Para isso temos que voltar na época onde a escravidão estava dentro da lei. Neste periodo, os únicos negros que faziam parte da casa grande eram as negras idosas, a quem era limitada a cozinha, as arrumadeiras, que eram geralmente negras de meia idade, as mucamas, que colaboravam com as arrumadeiras e acompanhavam as senhoras nos passeios, essas eram negras bonitas e jovens, que o senhor escolhia a dedo. Esses negros eram tidos como sortudos pelos seus pares, e os brancos viam o ato de permitir que estes frequentassem a casa grande como um grande favor. Favor esse que não as privava de ir para o tronco, ficar sem comer ou sofrer todos os tipos de agressões. Principalmente as mucamas, que eram vítimas dos ciúmes da sinhá e sofriam violências das mais variadas. Há relatos até de queimaduras faciais para desconfigurar seus belos traços.

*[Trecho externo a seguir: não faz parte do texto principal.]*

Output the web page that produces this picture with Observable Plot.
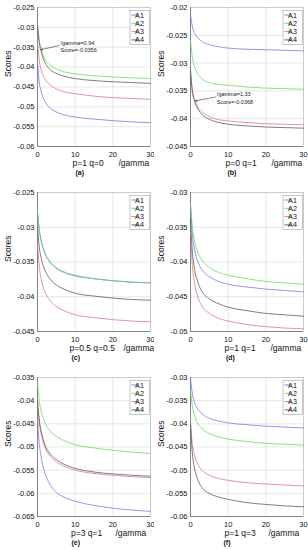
<!DOCTYPE html>
<html>
<head>
<meta charset="utf-8">
<script src="https://cdn.jsdelivr.net/npm/d3@7"></script>
<script src="https://cdn.jsdelivr.net/npm/@observablehq/plot@0.6"></script>
<style>
  html, body { margin: 0; padding: 0; background: #fff; overflow: hidden; }
  #root { position: relative; width: 308px; height: 550px; overflow: hidden; background: #fff; }
  .panel { position: absolute; width: 154px; height: 185px; }
</style>
</head>
<body>
<div id="root"></div>
<script>
// ---- data ----
const gamma = [0, 0.5, 1, 2, 3, 5, 7, 10, 15, 20, 25, 30];
const seriesNames = ["A1", "A2", "A3", "A4"];
const seriesColors = ["#7474e2", "#62d862", "#e07272", "#555555"];

const aA1 = [-0.0387,-0.0440,-0.0463,-0.0487,-0.0500,-0.0513,-0.0520,-0.0526,-0.0531,-0.0535,-0.0538,-0.0540];
const aA2 = [-0.0292,-0.0335,-0.0356,-0.0380,-0.0393,-0.0405,-0.0412,-0.0417,-0.0422,-0.0425,-0.0427,-0.0429];
const aA3 = [-0.0336,-0.0385,-0.0408,-0.0430,-0.0442,-0.0455,-0.0462,-0.0467,-0.0473,-0.0477,-0.0479,-0.0481];
const aA4 = [-0.0295,-0.0340,-0.0362,-0.0389,-0.0403,-0.0416,-0.0423,-0.0429,-0.0434,-0.0437,-0.0439,-0.0441];

const bA1 = [-0.0212,-0.0235,-0.0245,-0.0255,-0.0261,-0.0267,-0.0270,-0.0273,-0.0275,-0.0276,-0.0277,-0.0278];
const bA2 = [-0.0259,-0.0290,-0.0305,-0.0320,-0.0328,-0.0335,-0.0338,-0.0340,-0.0343,-0.0345,-0.0346,-0.0347];
const bA3 = [-0.0313,-0.0348,-0.0363,-0.0379,-0.0387,-0.0396,-0.0401,-0.0404,-0.0407,-0.0409,-0.0410,-0.0411];
const bA4 = [-0.0315,-0.0352,-0.0367,-0.0383,-0.0392,-0.0401,-0.0406,-0.0410,-0.0413,-0.0415,-0.0416,-0.0417];

const cA1 = [-0.0278,-0.0305,-0.0320,-0.0338,-0.0348,-0.0359,-0.0365,-0.0370,-0.0374,-0.0377,-0.0379,-0.0380];
const cA2 = [-0.0277,-0.0304,-0.0319,-0.0337,-0.0347,-0.0358,-0.0364,-0.0369,-0.0374,-0.0377,-0.0379,-0.0380];
const cA3 = [-0.0325,-0.0358,-0.0375,-0.0393,-0.0403,-0.0414,-0.0420,-0.0426,-0.0430,-0.0433,-0.0435,-0.0436];
const cA4 = [-0.0300,-0.0330,-0.0345,-0.0362,-0.0372,-0.0383,-0.0389,-0.0395,-0.0399,-0.0402,-0.0404,-0.0405];

const dA1 = [-0.0318,-0.0360,-0.0380,-0.0400,-0.0411,-0.0421,-0.0427,-0.0432,-0.0436,-0.0439,-0.0441,-0.0443];
const dA2 = [-0.0316,-0.0350,-0.0368,-0.0387,-0.0397,-0.0408,-0.0414,-0.0419,-0.0424,-0.0428,-0.0430,-0.0432];
const dA3 = [-0.0356,-0.0405,-0.0428,-0.0451,-0.0463,-0.0474,-0.0480,-0.0485,-0.0490,-0.0493,-0.0495,-0.0496];
const dA4 = [-0.0338,-0.0385,-0.0408,-0.0430,-0.0442,-0.0453,-0.0459,-0.0465,-0.0470,-0.0474,-0.0476,-0.0478];

const eA1 = [-0.0440,-0.0495,-0.0523,-0.0557,-0.0576,-0.0598,-0.0608,-0.0617,-0.0626,-0.0632,-0.0636,-0.0639];
const eA2 = [-0.0360,-0.0402,-0.0423,-0.0448,-0.0462,-0.0477,-0.0486,-0.0495,-0.0502,-0.0507,-0.0511,-0.0514];
const eA3 = [-0.0402,-0.0448,-0.0472,-0.0501,-0.0516,-0.0532,-0.0541,-0.0550,-0.0557,-0.0561,-0.0564,-0.0566];
const eA4 = [-0.0400,-0.0444,-0.0467,-0.0496,-0.0511,-0.0527,-0.0537,-0.0546,-0.0554,-0.0558,-0.0561,-0.0563];

const fA1 = [-0.0302,-0.0335,-0.0352,-0.0369,-0.0378,-0.0388,-0.0393,-0.0398,-0.0402,-0.0405,-0.0407,-0.0409];
const fA2 = [-0.0325,-0.0362,-0.0380,-0.0400,-0.0410,-0.0421,-0.0427,-0.0433,-0.0438,-0.0442,-0.0444,-0.0446];
const fA3 = [-0.0398,-0.0445,-0.0466,-0.0488,-0.0500,-0.0511,-0.0517,-0.0522,-0.0527,-0.0530,-0.0532,-0.0534];
const fA4 = [-0.0400,-0.0465,-0.0493,-0.0522,-0.0537,-0.0550,-0.0557,-0.0563,-0.0570,-0.0574,-0.0577,-0.0579];

const xTicks = [0, 10, 20, 30];
const yTicksA = [-0.06,-0.055,-0.05,-0.045,-0.04,-0.035,-0.03,-0.025];
const yTicksB = [-0.045,-0.04,-0.035,-0.03,-0.025,-0.02];
const yTicksC = [-0.045,-0.04,-0.035,-0.03,-0.025];
const yTicksD = [-0.05,-0.045,-0.04,-0.035,-0.03];
const yTicksE = [-0.065,-0.06,-0.055,-0.05,-0.045,-0.04,-0.035];
const yTicksF = [-0.06,-0.055,-0.05,-0.045,-0.04,-0.035,-0.03];

const xLabels = ["p=1 q=0", "p=0 q=1", "p=0.5 q=0.5", "p=1 q=1", "p=3 q=1", "p=1 q=3"];
const captions = ["(a)", "(b)", "(c)", "(d)", "(e)", "(f)"];

// annotations: data point, and where the label sits
const annotA = [{g: 0.94, s: -0.0356, tg: 5.7, ts: -0.0346, label: "/gamma=0.94\nScore=-0.0356"}];
const annotB = [{g: 1.33, s: -0.0368, tg: 6.6, ts: -0.0361, label: "/gamma=1.33\nScore=-0.0368"}];

// ---- layout ----
const FONT = "'Liberation Sans', Arial, Helvetica, sans-serif";
const panels = [
  {series: [aA1,aA2,aA3,aA4], ticks: yTicksA, annot: annotA, xl: 35, gl: 81, cl: 38},
  {series: [bA1,bA2,bA3,bA4], ticks: yTicksB, annot: annotB, xl: 35, gl: 81, cl: 37},
  {series: [cA1,cA2,cA3,cA4], ticks: yTicksC, annot: null, xl: 32, gl: 86, cl: 34},
  {series: [dA1,dA2,dA3,dA4], ticks: yTicksD, annot: null, xl: 34, gl: 80, cl: 35.5},
  {series: [eA1,eA2,eA3,eA4], ticks: yTicksE, annot: null, xl: 33.5, gl: 78, cl: 34},
  {series: [fA1,fA2,fA3,fA4], ticks: yTicksF, annot: null, xl: 34, gl: 78, cl: 33}
];

const W = 154, H = 185, MT = 7, MB = 39;
const fmt = d => String(Math.round(d * 1000) / 1000);
const root = document.getElementById("root");

panels.forEach((p, i) => {
  const col = i % 2, row = Math.floor(i / 2);
  const ml = col === 0 ? 37 : 36, mr = col === 0 ? 4 : 5;
  const yDomain = [p.ticks[0], p.ticks[p.ticks.length - 1]];
  const marks = [
    Plot.frame({stroke: "#c4c4c4", strokeWidth: 0.8}),
    Plot.ruleX([xTicks[0]], {stroke: "#7a7a7a", strokeWidth: 0.9}),
    Plot.ruleY([yDomain[0]], {stroke: "#7a7a7a", strokeWidth: 0.9}),
    ...p.series.map((s, k) => Plot.line(gamma.map((g, j) => ({g, v: s[j]})), {
      x: "g", y: "v", stroke: seriesColors[k], strokeWidth: 0.85, strokeOpacity: 0.9, curve: "monotone-x"
    })),
    Plot.text([xLabels[i]], {text: d => d, frameAnchor: "bottom-left", dx: p.xl, dy: 19.5, fontSize: 8.5, fill: "#111"}),
    Plot.text(["/gamma"], {text: d => d, frameAnchor: "bottom-left", dx: p.gl, dy: 19.5, fontSize: 8.5, fill: "#111"}),
    Plot.text([captions[i]], {text: d => d, frameAnchor: "bottom-left", dx: p.cl, dy: 28, fontSize: 7, fontWeight: "bold", fill: "#111"}),
    Plot.text(["Scores"], {text: d => d, frameAnchor: "left", rotate: -90, dx: -29, fontSize: 8.5, fill: "#111"})
  ];
  if (p.annot) {
    marks.push(Plot.arrow(p.annot, {x1: "tg", y1: "ts", x2: "g", y2: "s", stroke: "#333", strokeWidth: 0.6, headLength: 4, headAngle: 50}));
    marks.push(Plot.text(p.annot, {x: "tg", y: "ts", text: "label", textAnchor: "start", dx: 1.5, dy: 0.5, fontSize: 5.5, lineHeight: 1.35, fill: "#222"}));
  }
  const svg = Plot.plot({
    width: W, height: H,
    marginLeft: ml, marginRight: mr, marginTop: MT, marginBottom: MB,
    style: {fontFamily: FONT, fontSize: "7.5px", color: "#111", background: "white", overflow: "visible"},
    x: {domain: [0, 30], ticks: xTicks, tickFormat: fmt, grid: true, label: null, tickSize: 0, tickPadding: 5},
    y: {domain: yDomain, ticks: p.ticks, tickFormat: fmt, grid: true, label: null, tickSize: 0, tickPadding: 3},
    marks
  });
  // legend box (top-right inside frame)
  const fr = W - mr, ft = MT;
  const g = d3.select(svg).append("g").attr("font-family", FONT).attr("font-size", 7.2);
  g.append("rect").attr("x", fr - 20).attr("y", ft + 3.5).attr("width", 19.5).attr("height", 34)
    .attr("fill", "white").attr("stroke", "#a0a0a0").attr("stroke-width", 0.6);
  seriesNames.forEach((n, k) => {
    const yy = ft + 8 + k * 8.3;
    g.append("line").attr("x1", fr - 18.5).attr("x2", fr - 12).attr("y1", yy).attr("y2", yy)
      .attr("stroke", seriesColors[k]).attr("stroke-width", 0.9);
    g.append("text").attr("x", fr - 10.5).attr("y", yy).attr("dy", "0.35em").attr("fill", "#111").text(n);
  });
  const div = document.createElement("div");
  div.className = "panel";
  div.style.left = (col * 154) + "px";
  div.style.top = (row * 185) + "px";
  div.appendChild(svg);
  root.appendChild(div);
});
</script>
</body>
</html>
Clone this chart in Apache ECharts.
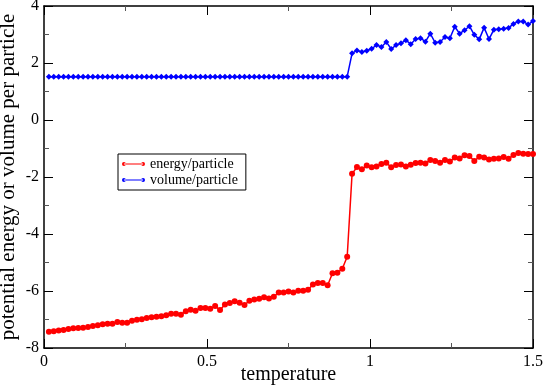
<!DOCTYPE html>
<html>
<head>
<meta charset="utf-8">
<script src="https://cdn.jsdelivr.net/npm/echarts@6/dist/echarts.min.js"></script>
<style>
html, body { margin: 0; padding: 0; background: #fff; }
#chart { width: 545px; height: 389px; }
</style>
</head>
<body>
<div id="chart"></div>
<script>
// temperatures (x)
var temperature = [
	0.015,0.03,0.045,0.06,0.075,0.09,0.105,0.12,0.135,0.15,
	0.165,0.18,0.195,0.21,0.225,0.24,0.255,0.27,0.285,0.3,
	0.315,0.33,0.345,0.36,0.375,0.39,0.405,0.42,0.435,0.45,
	0.465,0.48,0.495,0.51,0.525,0.54,0.555,0.57,0.585,0.6,
	0.615,0.63,0.645,0.66,0.675,0.69,0.705,0.72,0.735,0.75,
	0.765,0.78,0.795,0.81,0.825,0.84,0.855,0.87,0.885,0.9,
	0.915,0.93,0.945,0.96,0.975,0.99,1.005,1.02,1.035,1.05,
	1.065,1.08,1.095,1.11,1.125,1.14,1.155,1.17,1.185,1.2,
	1.215,1.23,1.245,1.26,1.275,1.29,1.305,1.32,1.335,1.35,
	1.365,1.38,1.395,1.41,1.425,1.44,1.455,1.47,1.485,1.5
];

var energy = [
	-7.43,-7.41,-7.39,
	-7.37,-7.33,-7.31,-7.30,-7.29,-7.26,-7.23,-7.20,-7.17,-7.15,
	-7.15,-7.09,-7.11,-7.11,-7.04,-7.01,-6.99,-6.95,-6.92,-6.90,
	-6.89,-6.85,-6.80,-6.80,-6.83,-6.71,-6.66,-6.69,-6.60,-6.60,
	-6.62,-6.53,-6.67,-6.47,-6.42,-6.36,-6.41,-6.49,-6.34,-6.30,
	-6.27,-6.22,-6.26,-6.20,-6.05,-6.05,-6.02,-6.05,-5.99,-5.99,
	-5.96,-5.77,-5.72,-5.72,-5.80,-5.38,-5.36,-5.22,-4.80,
	-1.89,-1.65,-1.73,-1.60,-1.66,-1.63,-1.54,-1.50,-1.66,-1.58,
	-1.56,-1.63,-1.57,-1.51,-1.50,-1.53,-1.40,-1.44,-1.50,-1.40,
	-1.46,-1.32,-1.35,-1.24,-1.26,-1.44,-1.29,-1.32,-1.39,-1.36,
	-1.35,-1.30,-1.36,-1.23,-1.16,-1.18,-1.19,-1.19
];

var volume = [
	1.52,1.52,1.52,1.52,1.52,1.52,1.52,1.52,1.52,1.52,
	1.52,1.52,1.52,1.52,1.52,1.52,1.52,1.52,1.52,1.52,
	1.52,1.52,1.52,1.52,1.52,1.52,1.52,1.52,1.52,1.52,
	1.52,1.52,1.52,1.52,1.52,1.52,1.52,1.52,1.52,1.52,
	1.52,1.52,1.52,1.52,1.52,1.52,1.52,1.52,1.52,1.52,
	1.52,1.52,1.52,1.52,1.52,1.52,1.52,1.52,1.52,1.52,
	1.52,1.52,
	2.34,2.44,2.39,2.43,2.50,2.63,2.56,2.74,2.49,2.63,
	2.69,2.80,2.66,2.84,2.87,2.75,3.03,2.71,2.74,2.91,
	2.87,3.27,3.03,3.15,3.29,2.99,2.83,3.24,2.84,3.17,
	3.18,3.20,3.23,3.37,3.46,3.46,3.35,3.47
];

var names = ['energy/particle', 'volume/particle'];
var colors = ['#ff0000', '#0000ff'];

function pairs(xs, ys) {
	var out = [];
	for (var i = 0; i < xs.length; i++) out.push([xs[i], ys[i]]);
	return out;
}

var serif = 'Liberation Serif';
// legend icon: short line with a dot at each end
var legendIcon = 'path://M0,4a4,4 0 1,0 8,0a4,4 0 1,0 -8,0Z M40,4a4,4 0 1,0 8,0a4,4 0 1,0 -8,0Z M4,3L44,3L44,5L4,5Z';

function mirrorAxis(extra) {
	var a = {
		type: 'value',
		axisLine: { show: true, onZero: false, lineStyle: { color: '#000', width: 1.5 } },
		axisTick: { show: true, inside: true, length: 9, lineStyle: { color: '#000' } },
		minorTick: { show: true, splitNumber: 2, length: 5, lineStyle: { color: '#555' } },
		axisLabel: { show: false },
		splitLine: { show: false }
	};
	for (var k in extra) a[k] = extra[k];
	return a;
}

var chart = echarts.init(document.getElementById('chart'));

var option = {
	animation: false,
	backgroundColor: '#fff',
	color: colors,
	grid: { left: 44, right: 12, top: 6, bottom: 41, containLabel: false, outerBoundsMode: 'none' },
	legend: {
		orient: 'vertical',
		left: 118,
		top: 154,
		data: names,
		icon: legendIcon,
		itemWidth: 23,
		itemHeight: 6,
		itemGap: 2,
		padding: [3, 8, 3, 4],
		borderColor: '#000',
		borderWidth: 1,
		textStyle: { fontFamily: serif, fontSize: 14, color: '#000', padding: [0, 0, 0, 0] }
	},
	xAxis: [
		mirrorAxis({
			min: 0, max: 1.5, interval: 0.5, position: 'bottom',
			name: 'temperature', nameLocation: 'middle', nameGap: 17, nameMoveOverlap: false,
			nameTextStyle: { fontFamily: serif, fontSize: 20, color: '#000' },
			axisLabel: { show: true, fontFamily: serif, fontSize: 16, color: '#000', margin: 6 }
		}),
		mirrorAxis({ min: 0, max: 1.5, interval: 0.5, position: 'top' })
	],
	yAxis: [
		mirrorAxis({
			min: -8, max: 4, interval: 2, position: 'left',
			name: 'potential energy or volume per particle', nameLocation: 'middle', nameGap: 25, nameMoveOverlap: false,
			nameTextStyle: { fontFamily: serif, fontSize: 21, color: '#000' },
			axisLabel: { show: true, fontFamily: serif, fontSize: 16, color: '#000', margin: 5 }
		}),
		mirrorAxis({ min: -8, max: 4, interval: 2, position: 'right' })
	],
	series: [
		{
			name: names[0], type: 'line', data: pairs(temperature, energy),
			symbol: 'circle', symbolSize: 6,
			lineStyle: { width: 1.5 }
		},
		{
			name: names[1], type: 'line', data: pairs(temperature, volume),
			symbol: 'diamond', symbolSize: 6,
			lineStyle: { width: 1.5 }
		}
	]
};

chart.setOption(option);
</script>
</body>
</html>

Nessa breve e rasa fala, podemos entender os estereótipos de serventes negros em casa de brancos ainda hoje. É a cozinheiro idosa, que foi ama de leite dos filhos dos patrões, que criou os filhos deles enquanto os dela se criavam só, que traz a filha, ainda jovem, para ajudar a arrumar a casa porque a coluna dela não a permite mais. É essa filha que será vítima dos assédios do seu “irmão” de leite, assim como sua mãe outrora foi assediada pelo patrão, e são esses assédios que farão o filho dos ricos ser enaltecido e seu pai se vangloriar dizendo “tal pai tal filho”.

 O “ser da família” é a falsa ideia branca de pensar que só por permear o meio deles, ainda que como subalternos, devemos ser gratos pelas migalhas e relevar toda violência recebida. Violência essa que mudou, mas nem tanto, do tempo do Brasil colonial para cá. Madalena não só viveu 54 anos em situação análoga à escravidão, como teve R$ 20 mil de sua aposentadoria roubada pela filha do casal dos “ex-patrões”. E isso não é incomum. Nos últimos meses, tivemos também a Yolanda, de 89 anos, que ficou 50 anos sendo escravizada e a Madalena Giordano, de 46, que ficou 38 anos passando por exploração. Esse tipo de conduta se perpetuará enquanto o imaginário social, moldado por toda estrutura racista, colocar brancos como superiores e salvadores. Vale ressaltar também que os reflexos da escravização africana são vistos a todo momento na sociedade contemporânea, e não só nesses momentos mais absurdos.

Por fim, é preciso falar também que Madalena Giordano, Yolanda e Madalena da Silva tem em comum a cor da pele. 82% dos resgatados em trabalhos similares ao da esvravidão no Brasil são negras e negros. E isso não é coincidência, é projeto de exploração.